Flat-Earth enthusiast “Mad” Mike Hughes will conduct his rocket launch on Saturday (Nov.25), reports the Associated Press.

Hughes says his rocket is built from scrap metals and his launchpad is repurposed from a used mobile home.

Assuming the mile-long flight doesn’t kill him, Hughes told the AP that his journey into the atmosflat will mark the first phase of his ambitious flat-Earth space program.

“I don’t believe in science,” Hughes said, according to the AP. “I know about aerodynamics and fluid dynamics and how things move through the air, about the certain size of rocket nozzles, and thrust. But that’s not science, that’s just a formula. There’s no difference between science and science fiction.”

“It’s the most interesting story in the world,” he said of his quest to prove NASA wrong. His entire experiment will cost the Californian just $20,000.



Hughes, told a flat-earth community Web show that his 2014 flight, which the AP said took him a quarter-mile across Arizona desert, ended with the failure of one of his two parachutes, both of which he said were at least 20 years old. The 2014 flight left him using a walker for several weeks after his failed landing.

“Yeah, it was a scary moment,” he said in the interview. “I had never parachuted before.”

The Washington Post reports he has been “has been building rockets for years.”

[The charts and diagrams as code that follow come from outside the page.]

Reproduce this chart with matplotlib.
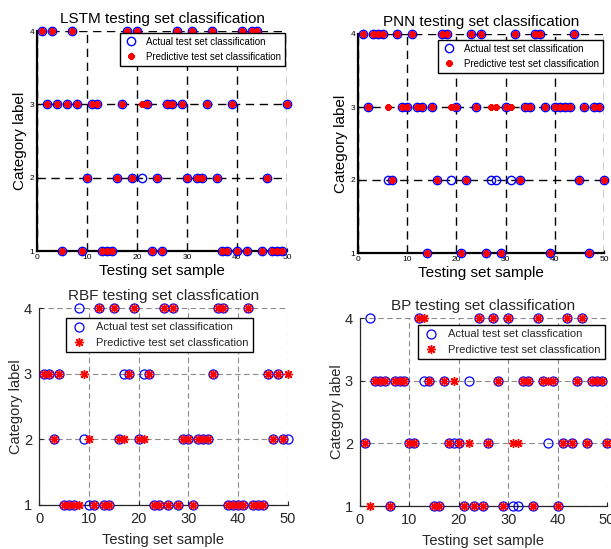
import matplotlib as mpl
mpl.use('agg')
import matplotlib.pyplot as plt
import numpy as np

plt.rcParams['font.family'] = ['Liberation Sans', 'DejaVu Sans']

samples = list(range(1, 51))

# actual class of each test sample (1..50), read by level
lstm_actual = {4: [1, 3, 7, 18, 20, 28, 31, 35, 41, 43, 44],
               3: [2, 4, 6, 8, 11, 12, 17, 22, 26, 27, 29, 34, 39, 50],
               2: [10, 16, 19, 21, 24, 30, 32, 33, 36, 46],
               1: [5, 9, 13, 14, 15, 23, 25, 37, 38, 40, 42, 45, 47, 48, 49]}
lstm_wrong = {21: 3}

pnn_actual = {4: [1, 3, 4, 5, 8, 11, 17, 18, 23, 25, 32, 36, 37, 44],
              3: [2, 9, 10, 12, 13, 15, 20, 24, 30, 34, 35, 38, 40, 41, 42, 43, 46, 48, 49],
              2: [6, 7, 16, 19, 22, 27, 28, 31, 33, 45, 50],
              1: [14, 21, 26, 29, 39, 47]}
pnn_wrong = {6: 3, 19: 3, 27: 3, 28: 3, 31: 3}

rbf_actual = {4: [8, 12, 15, 19, 25, 27, 36, 37, 42],
              3: [1, 2, 4, 17, 18, 21, 22, 35, 46, 48],
              2: [3, 9, 16, 20, 29, 30, 32, 33, 34, 47, 49, 50],
              1: [5, 6, 7, 10, 11, 13, 14, 23, 24, 26, 28, 31, 38, 39, 40, 41, 43, 44, 45]}
rbf_wrong = {8: 1, 9: 3, 10: 2, 17: 2, 21: 2, 50: 3}

bp_actual = {4: [2, 12, 24, 27, 30, 36, 42, 45],
             3: [3, 4, 5, 7, 8, 9, 13, 14, 17, 22, 28, 33, 34, 37, 39, 44, 47, 48, 49],
             2: [1, 10, 11, 18, 19, 20, 26, 38, 41, 43, 46, 50],
             1: [6, 15, 16, 21, 23, 25, 29, 31, 32, 35, 40]}
bp_wrong = {2: 1, 13: 4, 19: 3, 22: 2, 31: 2, 32: 2, 38: 3}


def to_series(levels, wrong):
    actual = np.zeros(50)
    for lev, idx in levels.items():
        for i in idx:
            actual[i - 1] = lev
    pred = actual.copy()
    for i, lev in wrong.items():
        pred[i - 1] = lev
    return actual, pred


W, H = 611, 549
fig = plt.figure(figsize=(W / 100, H / 100), dpi=100)


def px_axes(l, t, r, b):
    return fig.add_axes([l / W, 1 - b / H, (r - l) / W, (b - t) / H])


panels = [
    # name, box, data, wrong, style, legend anchor, labels
    ('LSTM testing set classification', (37, 31, 287, 251), lstm_actual, lstm_wrong, 'old',
     (0.992, 0.991), ('Actual test set classification', 'Predictive test set classification')),
    ('PNN testing set classification', (358, 34, 604, 253), pnn_actual, pnn_wrong, 'old',
     (0.996, 0.973), ('Actual test set classification', 'Predictive test set classification')),
    ('RBF testing set classfication', (39, 308, 288, 505), rbf_actual, rbf_wrong, 'new',
     (0.859, 0.949), ('Actual test set classification', 'Predictive test set classfication')),
    ('BP testing set classification', (360, 318, 607, 506), bp_actual, bp_wrong, 'new',
     (0.992, 0.963), ('Actual test set classfication', 'Predictive test set classfication')),
]

for title, box, levels, wrong, style, anchor, labels in panels:
    ax = px_axes(*box)
    actual, pred = to_series(levels, wrong)
    if style == 'old':
        tcol = 'black'
        a, = ax.plot(samples, actual, 'o', mfc='none', mec='blue', ms=6, mew=1.0, clip_on=False, zorder=3)
        p, = ax.plot(samples, pred, marker=(8, 2, 0), ls='none', color='red', mec='red',
                     ms=4.5, mew=1.6, clip_on=False, zorder=4)
        ax.grid(True, color='black', linestyle=(0, (6, 4)), linewidth=1.0)
        tick_fs, lab_fs, tit_fs, leg_fs = 6, 11, 11, 7
        for s in ['left', 'bottom']:
            ax.spines[s].set_linewidth(1.6)
        ax.tick_params(direction='in', length=2, labelsize=tick_fs, pad=2)
        lpad_x, lpad_y = 2, 2
    else:
        tcol = '#262626'
        a, = ax.plot(samples, actual, 'o', mfc='none', mec='blue', ms=6.5, mew=0.9, clip_on=False, zorder=3)
        p, = ax.plot(samples, pred, marker=(8, 2, 0), ls='none', color='red', mec='red',
                     ms=6.5, mew=1.0, clip_on=False, zorder=4)
        ax.grid(True, color='#8c8c8c', linestyle=(0, (5, 3)), linewidth=0.8)
        tick_fs, lab_fs, tit_fs, leg_fs = 10.5, 10.5, 11, 8
        for s in ['left', 'bottom']:
            ax.spines[s].set_linewidth(0.9)
            ax.spines[s].set_color(tcol)
        ax.tick_params(direction='in', length=3, labelsize=tick_fs, colors=tcol, pad=5)
        lpad_x, lpad_y = 5, 1
    ax.spines['top'].set_visible(False)
    ax.spines['right'].set_visible(False)
    ax.set_axisbelow(True)
    ax.set_xlim(0, 50)
    ax.set_ylim(1, 4)
    ax.set_xticks([0, 10, 20, 30, 40, 50])
    ax.set_yticks([1, 2, 3, 4])
    ax.set_title(title, fontsize=tit_fs, color=tcol, pad=6)
    ax.set_xlabel('Testing set sample', fontsize=lab_fs, color=tcol, labelpad=lpad_x)
    ax.set_ylabel('Category label', fontsize=lab_fs, color=tcol, labelpad=lpad_y)
    leg = ax.legend([a, p], labels, loc='upper right', bbox_to_anchor=anchor, fontsize=leg_fs,
                    numpoints=1, handlelength=1.5, borderpad=0.4, labelspacing=0.5,
                    fancybox=False, framealpha=1, edgecolor='black', borderaxespad=0)
    leg.get_frame().set_linewidth(1.0)
    for t in leg.get_texts():
        t.set_color(tcol)

fig.savefig('out.png', dpi=100)
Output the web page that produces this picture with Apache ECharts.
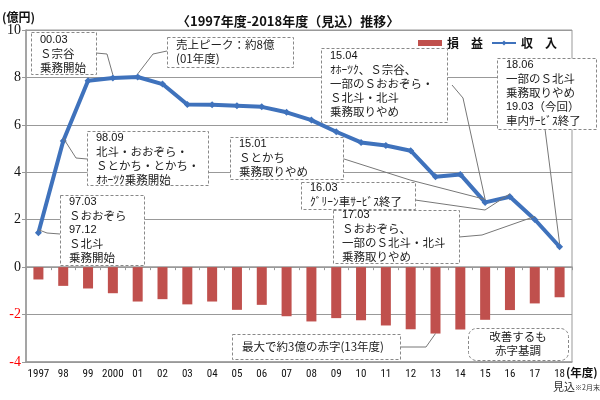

Hughes claims that SpaceX CEO Elon Musk “is a giant fraud” and that the “Freemason” NASA astronauts John Glenn and Neil Armstrong have been involved in “the roots of the deception” that the Earth is round.

NPR notes:

Still, Hughes converted to the flat Earth belief recently, shortly after his first fundraising campaign for the rocket earned just $310 of its $150,000 goal. His second campaign, this time posted after his conversion and with the support of the flat-Earth community, succeeded in hitting its $7,875 goal.

“I’ve been a believer for maybe almost a year. I researched it for several months in between doing everything else — you know, I’ve still got to make a living and all that kind of stuff, and building this rocket actually eats up a lot of my time,” he told the flat-Earth Web show. “But when I’m not doing that, I research things.”

Hughes intends to stream Saturday’s launch online. He eventually plans on getting himself into space so he can to take a photograph “to prove once and for all this Earth is flat.”

“This is the king of the deceptions,” Hughes said. “Once this domino falls, this is it.”